**What the task asks:**
Skip the pictures. Transcribe the rest of the data below without changing a word.

**Data provided:**
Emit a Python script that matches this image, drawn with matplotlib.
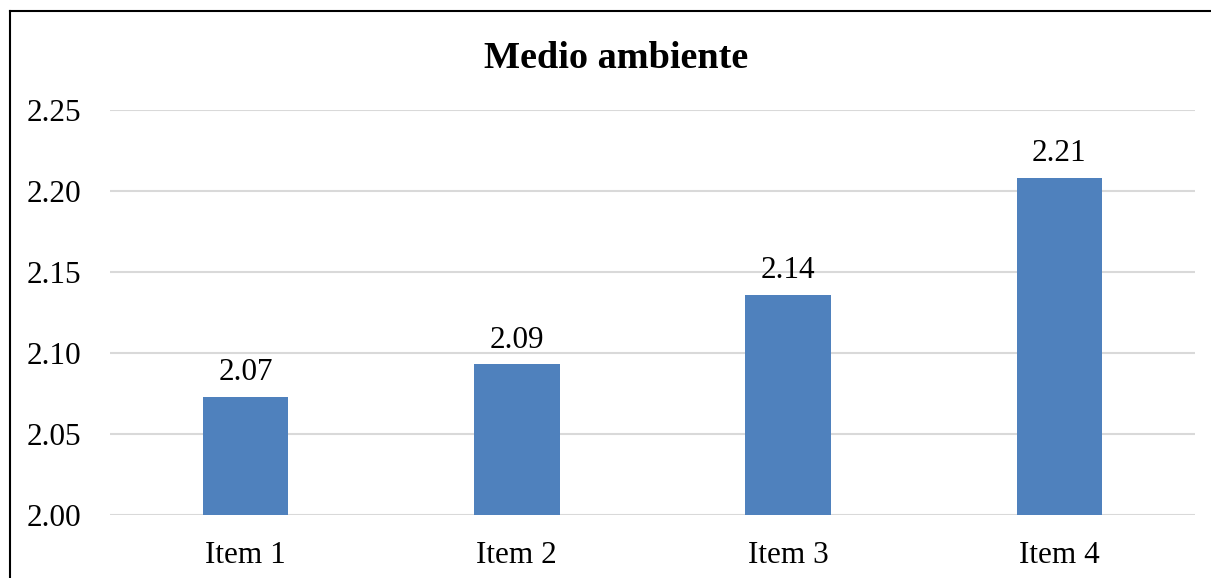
import numpy as np
import matplotlib.pyplot as plt
from matplotlib.lines import Line2D

items = ["Item 1", "Item 2", "Item 3", "Item 4"]
valores = [2.073, 2.093, 2.136, 2.208]
yticks = [2.00, 2.05, 2.10, 2.15, 2.20, 2.25]

plt.rcParams['font.family'] = ['Liberation Serif', 'DejaVu Serif']

fig = plt.figure(figsize=(12.11, 5.78), dpi=100)
ax = fig.add_axes([0.0908, 0.109, 0.896, 0.7006])

x = np.arange(len(items))
bars = ax.bar(x, valores, width=0.315, color='#4F81BD', zorder=3)
for b, v in zip(bars, valores):
    ax.text(b.get_x() + b.get_width() / 2, v + 0.006, f"{v:.2f}",
            ha='center', va='bottom', fontsize=22.5)

ax.set_xlim(-0.5, len(items) - 0.5)
ax.set_ylim(2.00, 2.25)
ax.set_yticks(yticks)
ax.set_yticklabels([f"{t:.2f}" for t in yticks], fontsize=22.5)
ax.set_xticks(x)
ax.set_xticklabels(items, fontsize=22.5)
ax.tick_params(length=0)
ax.tick_params(axis='y', pad=21)
ax.tick_params(axis='x', pad=19)
ax.grid(axis='y', color='#d9d9d9', linewidth=1.5, zorder=0)
for s in ax.spines.values():
    s.set_visible(False)

fig.text(0.509, 0.898, "Medio ambiente", ha='center', va='center',
         fontsize=27.5, fontweight='bold')

# marco del gráfico
fig.add_artist(Line2D([10 / 1211, 10 / 1211], [0, 1 - 11 / 578], color='black', linewidth=1.5))
fig.add_artist(Line2D([10 / 1211, 1], [1 - 11 / 578, 1 - 11 / 578], color='black', linewidth=1.5))

fig.savefig("out.png", dpi=100, facecolor='white')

**The result:**
Emit a Python script that matches this image, drawn with matplotlib.
import numpy as np
import matplotlib.pyplot as plt
from matplotlib.lines import Line2D

items = ["Item 1", "Item 2", "Item 3", "Item 4"]
valores = [2.073, 2.093, 2.136, 2.208]
yticks = [2.00, 2.05, 2.10, 2.15, 2.20, 2.25]

plt.rcParams['font.family'] = ['Liberation Serif', 'DejaVu Serif']

fig = plt.figure(figsize=(12.11, 5.78), dpi=100)
ax = fig.add_axes([0.0908, 0.109, 0.896, 0.7006])

x = np.arange(len(items))
bars = ax.bar(x, valores, width=0.315, color='#4F81BD', zorder=3)
for b, v in zip(bars, valores):
    ax.text(b.get_x() + b.get_width() / 2, v + 0.006, f"{v:.2f}",
            ha='center', va='bottom', fontsize=22.5)

ax.set_xlim(-0.5, len(items) - 0.5)
ax.set_ylim(2.00, 2.25)
ax.set_yticks(yticks)
ax.set_yticklabels([f"{t:.2f}" for t in yticks], fontsize=22.5)
ax.set_xticks(x)
ax.set_xticklabels(items, fontsize=22.5)
ax.tick_params(length=0)
ax.tick_params(axis='y', pad=21)
ax.tick_params(axis='x', pad=19)
ax.grid(axis='y', color='#d9d9d9', linewidth=1.5, zorder=0)
for s in ax.spines.values():
    s.set_visible(False)

fig.text(0.509, 0.898, "Medio ambiente", ha='center', va='center',
         fontsize=27.5, fontweight='bold')

# marco del gráfico
fig.add_artist(Line2D([10 / 1211, 10 / 1211], [0, 1 - 11 / 578], color='black', linewidth=1.5))
fig.add_artist(Line2D([10 / 1211, 1], [1 - 11 / 578, 1 - 11 / 578], color='black', linewidth=1.5))

fig.savefig("out.png", dpi=100, facecolor='white')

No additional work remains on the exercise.